▶ [Work instructions] Make an exact transcription of the material, leaving out all images.

— Start of Given information —

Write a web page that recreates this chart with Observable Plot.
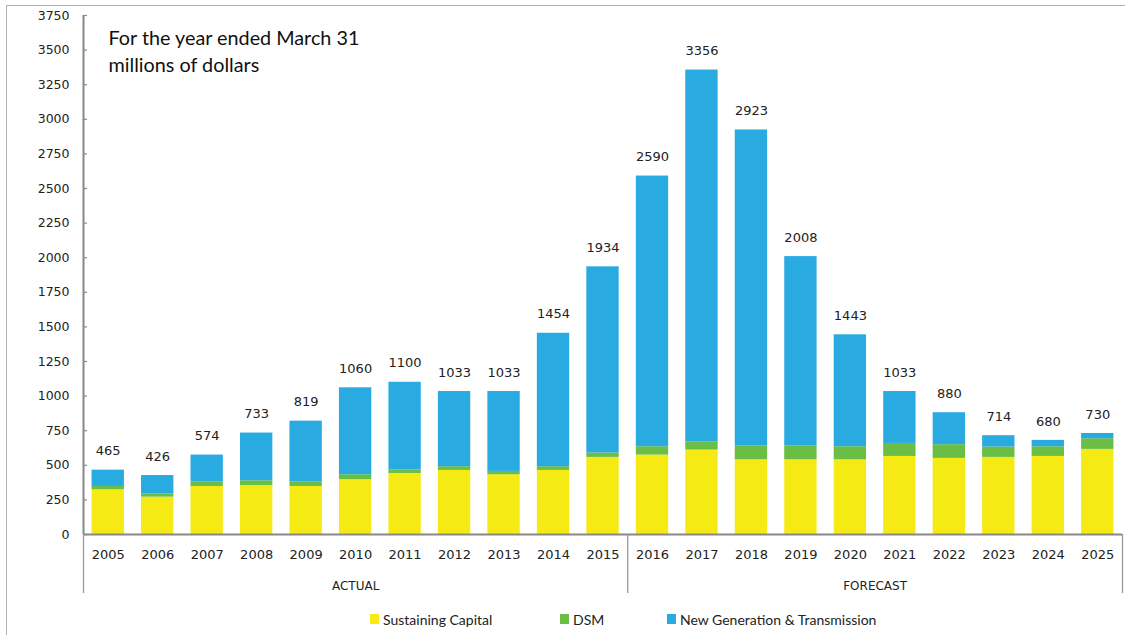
<!DOCTYPE html>
<html><head><meta charset="utf-8">
<script src="https://cdn.jsdelivr.net/npm/d3@7"></script>
<script src="https://cdn.jsdelivr.net/npm/@observablehq/plot@0.6"></script>
<style>
body{margin:0;background:#fff;}
#wrap{position:relative;width:1125px;height:635px;overflow:hidden;}
#frame{position:absolute;left:6px;top:5px;width:1200px;height:700px;border-left:1.5px solid #b3b3b3;border-top:1.5px solid #b3b3b3;pointer-events:none;}
#chart{position:absolute;left:0;top:0;}
#legend{position:absolute;left:0;top:605px;width:1125px;height:30px;font-family:Lato,sans-serif;font-size:14px;color:#222;}
.item{position:absolute;top:0;height:28px;display:flex;align-items:center;white-space:nowrap;}
.sw{width:9px;height:10px;margin-right:4px;}
</style></head>
<body>
<div id="wrap"><div id="chart"></div><div id="legend"></div><div id="frame"></div></div>
<script>
const years = [2005,2006,2007,2008,2009,2010,2011,2012,2013,2014,2015,2016,2017,2018,2019,2020,2021,2022,2023,2024,2025];
const sustaining = [323,270,347,354,347,396,441,463,432,463,557,574,610,540,540,540,564,550,557,564,615];
const dsm = [24,24,34,34,34,36,25,27,24,27,32,60,60,101,101,94,94,99,75,70,77];
const newGen = [118,132,193,345,438,628,634,543,577,964,1345,1956,2686,2282,1367,809,375,231,82,46,38];
const totals = [465,426,574,733,819,1060,1100,1033,1033,1454,1934,2590,3356,2923,2008,1443,1033,880,714,680,730];
const seriesNames = ["Sustaining Capital","DSM","New Generation & Transmission"];
const seriesColors = ["#F5EA14","#6ABD45","#29ABE2"];
const yTicks = [0,250,500,750,1000,1250,1500,1750,2000,2250,2500,2750,3000,3250,3500,3750];
const groups = [{label:"ACTUAL", from:2004.5, to:2015.5},{label:"FORECAST", from:2015.5, to:2025.5}];
const titleLines = ["For the year ended March 31\nmillions of dollars"];

const seriesValues = [sustaining, dsm, newGen];
const long = [];
years.forEach((yr,i)=>seriesNames.forEach((s,k)=>long.push({year:yr, series:s, value:seriesValues[k][i]})));
const totalRows = years.map((yr,i)=>({year:yr, total:totals[i]}));
const separators = [groups[0].from, groups[0].to, groups[1].to];
const hw = 0.327;

const chart = Plot.plot({
  width:1125, height:605,
  marginLeft:83, marginRight:3, marginTop:15, marginBottom:71,
  style:{fontFamily:"DejaVu Sans, sans-serif", fontSize:"12px", color:"#222", background:"transparent"},
  x:{type:"linear", domain:[2004.5,2025.5], label:null},
  y:{domain:[0,3750], label:null},
  color:{domain:seriesNames, range:seriesColors},
  marks:[
    Plot.rectY(long, {x1:d=>d.year-hw, x2:d=>d.year+hw, y:"value", fill:"series"}),
    Plot.text(totalRows, {x:"year", y:"total", text:d=>String(d.total), dy:-19, fontSize:13, fill:"#222"}),
    Plot.ruleX([groups[0].from], {y1:0, y2:3750, stroke:"#888", strokeWidth:2}),
    Plot.ruleY([0], {stroke:"#888", strokeWidth:2}),
    Plot.ruleY(yTicks, {x1:groups[0].from, x2:groups[0].from, insetRight:-4, stroke:"#888", strokeWidth:1.2}),
    Plot.ruleX(separators, {y1:0, y2:0, insetBottom:-59, stroke:"#999", strokeWidth:1.3}),
    Plot.axisY(yTicks, {tickSize:0, tickPadding:14, fontSize:12.5, label:null, tickFormat:d=>String(d)}),
    Plot.axisX(years, {tickSize:0, tickPadding:15, tickFormat:d=>String(d), fontSize:13, label:null}),
    Plot.text(groups, {x:d=>(d.from+d.to)/2, text:"label", frameAnchor:"bottom", dy:55, fontSize:12, fill:"#222"}),
    Plot.text(titleLines, {text:d=>d, frameAnchor:"top-left", dx:25, dy:10, lineAnchor:"top", lineHeight:1.36, textAnchor:"start", fontFamily:"Lato", fontSize:19.8, fill:"#111"})
  ]
});
document.getElementById("chart").appendChild(chart);

const legend = document.getElementById("legend");
const legendLefts = [370,560,667];
seriesNames.forEach((s,k)=>{
  const it = document.createElement("div");
  it.className="item"; it.style.left = legendLefts[k]+"px";
  it.innerHTML = `<span class="sw" style="background:${seriesColors[k]}"></span><span>${s.replace("&","&amp;")}</span>`;
  legend.appendChild(it);
});
</script>
</body></html>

— End of Given information —

▶ [Worked solution]
Write a web page that recreates this chart with Observable Plot.
<!DOCTYPE html>
<html><head><meta charset="utf-8">
<script src="https://cdn.jsdelivr.net/npm/d3@7"></script>
<script src="https://cdn.jsdelivr.net/npm/@observablehq/plot@0.6"></script>
<style>
body{margin:0;background:#fff;}
#wrap{position:relative;width:1125px;height:635px;overflow:hidden;}
#frame{position:absolute;left:6px;top:5px;width:1200px;height:700px;border-left:1.5px solid #b3b3b3;border-top:1.5px solid #b3b3b3;pointer-events:none;}
#chart{position:absolute;left:0;top:0;}
#legend{position:absolute;left:0;top:605px;width:1125px;height:30px;font-family:Lato,sans-serif;font-size:14px;color:#222;}
.item{position:absolute;top:0;height:28px;display:flex;align-items:center;white-space:nowrap;}
.sw{width:9px;height:10px;margin-right:4px;}
</style></head>
<body>
<div id="wrap"><div id="chart"></div><div id="legend"></div><div id="frame"></div></div>
<script>
const years = [2005,2006,2007,2008,2009,2010,2011,2012,2013,2014,2015,2016,2017,2018,2019,2020,2021,2022,2023,2024,2025];
const sustaining = [323,270,347,354,347,396,441,463,432,463,557,574,610,540,540,540,564,550,557,564,615];
const dsm = [24,24,34,34,34,36,25,27,24,27,32,60,60,101,101,94,94,99,75,70,77];
const newGen = [118,132,193,345,438,628,634,543,577,964,1345,1956,2686,2282,1367,809,375,231,82,46,38];
const totals = [465,426,574,733,819,1060,1100,1033,1033,1454,1934,2590,3356,2923,2008,1443,1033,880,714,680,730];
const seriesNames = ["Sustaining Capital","DSM","New Generation & Transmission"];
const seriesColors = ["#F5EA14","#6ABD45","#29ABE2"];
const yTicks = [0,250,500,750,1000,1250,1500,1750,2000,2250,2500,2750,3000,3250,3500,3750];
const groups = [{label:"ACTUAL", from:2004.5, to:2015.5},{label:"FORECAST", from:2015.5, to:2025.5}];
const titleLines = ["For the year ended March 31\nmillions of dollars"];

const seriesValues = [sustaining, dsm, newGen];
const long = [];
years.forEach((yr,i)=>seriesNames.forEach((s,k)=>long.push({year:yr, series:s, value:seriesValues[k][i]})));
const totalRows = years.map((yr,i)=>({year:yr, total:totals[i]}));
const separators = [groups[0].from, groups[0].to, groups[1].to];
const hw = 0.327;

const chart = Plot.plot({
  width:1125, height:605,
  marginLeft:83, marginRight:3, marginTop:15, marginBottom:71,
  style:{fontFamily:"DejaVu Sans, sans-serif", fontSize:"12px", color:"#222", background:"transparent"},
  x:{type:"linear", domain:[2004.5,2025.5], label:null},
  y:{domain:[0,3750], label:null},
  color:{domain:seriesNames, range:seriesColors},
  marks:[
    Plot.rectY(long, {x1:d=>d.year-hw, x2:d=>d.year+hw, y:"value", fill:"series"}),
    Plot.text(totalRows, {x:"year", y:"total", text:d=>String(d.total), dy:-19, fontSize:13, fill:"#222"}),
    Plot.ruleX([groups[0].from], {y1:0, y2:3750, stroke:"#888", strokeWidth:2}),
    Plot.ruleY([0], {stroke:"#888", strokeWidth:2}),
    Plot.ruleY(yTicks, {x1:groups[0].from, x2:groups[0].from, insetRight:-4, stroke:"#888", strokeWidth:1.2}),
    Plot.ruleX(separators, {y1:0, y2:0, insetBottom:-59, stroke:"#999", strokeWidth:1.3}),
    Plot.axisY(yTicks, {tickSize:0, tickPadding:14, fontSize:12.5, label:null, tickFormat:d=>String(d)}),
    Plot.axisX(years, {tickSize:0, tickPadding:15, tickFormat:d=>String(d), fontSize:13, label:null}),
    Plot.text(groups, {x:d=>(d.from+d.to)/2, text:"label", frameAnchor:"bottom", dy:55, fontSize:12, fill:"#222"}),
    Plot.text(titleLines, {text:d=>d, frameAnchor:"top-left", dx:25, dy:10, lineAnchor:"top", lineHeight:1.36, textAnchor:"start", fontFamily:"Lato", fontSize:19.8, fill:"#111"})
  ]
});
document.getElementById("chart").appendChild(chart);

const legend = document.getElementById("legend");
const legendLefts = [370,560,667];
seriesNames.forEach((s,k)=>{
  const it = document.createElement("div");
  it.className="item"; it.style.left = legendLefts[k]+"px";
  it.innerHTML = `<span class="sw" style="background:${seriesColors[k]}"></span><span>${s.replace("&","&amp;")}</span>`;
  legend.appendChild(it);
});
</script>
</body></html>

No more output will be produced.